I know all the reasons why I shouldn’t swear: It’s offensive, in many cases it’s profane. It makes people think less of you, that you are less classy or educated. It’s definitely unprofessional (I think that’s when I realized it was an issue– I was known for my swearing).

But I still long for the renaissance of the well-turned curse. NOT the blankety-blank-blank you blankity-blanking blinker shite, that is so prevalent these days. A delicious curse is a work of art– like a stunning insult, something they ought to compile in large tomes for the education of young minds. Where you combine a prodigious vocabulary to a better use than writing theses no one understands. (If bystanders knew what you were thinking, they’d probably appreciate the fact that they can’t understand what you’re saying a bit more.) Using simile to great effect is another hallmark.

Feed the Spark

A kindred spirit! I, too, share this dream, and strive to embody it in my own writing (though I am not immodest enough to submit any of my own efforts for consideration). And I, too, favor the economical dagger-thrust of a carefully constructed curse to the indiscriminate automatic rifle-fire of your typical, trigger-happy f-word slinger. Not that I consider myself above such common expletives, as even a cursory reading of this blog will show. It’s just that I also recognize the need to aspire to more at times.

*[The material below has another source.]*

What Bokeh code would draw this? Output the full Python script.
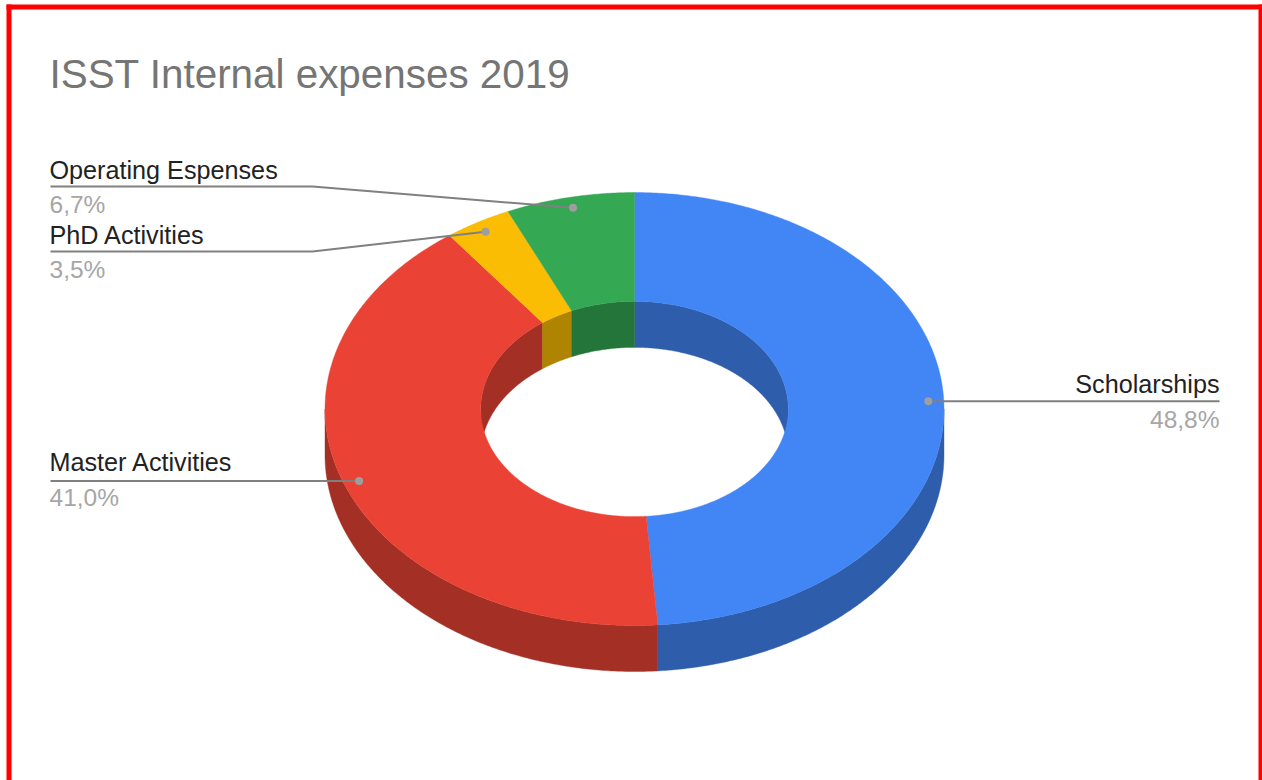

On that note, heroes of mine, leaders by example: Barry Crimmins is, as far as I’m aware, the man responsible for giving us the word “dildoic” (also: “dildoically”), and I have no idea how we got along without it until then. I tip my hat to him (and just to assuage a tiny doubt, let me also bow my head in the direction of James Wolcott, who I think may have also used the word, though he may have been quoting Crimmins to begin with.) Both manage to season their eloquence with righteous anger and good old vulgarities as the situation calls for. I even harbor a slight suspicion that Wolcott’s frequent posts on ballet are just there to help disguise what a rhetorical cutthroat he really is, to lull potential victims into carelessness.

And if it’s antiquated verbosity you look for, I still find this book to be entertaining, sometimes even useful, though the unfamiliarity of the words probably make them better choices for writing than speaking.

…forgot to add earlier: I’ve always been impressed by the effort Spanish-speakers put into their curses. Some of my favorites:

Me cago en las tetas de la Virgen María para que el Niño Jesús chupe mierda! (I shit on the tits of the Virgin Mary so that Baby Jesus sucks shit!)

Mecagum les cinc llagues de Crist! (I shit on the five wounds of Christ!)

Me cago en Dios y los 365 santos del año! (I shit on God and the 365 saints of the whole year!)

Mecagum Deu, en la creu, en el fuster que la feu i en el fill de puta que va plantar el pi! (I shit on God, on the cross, on the carpenter who made it and on the son of a whore who planted the pine!)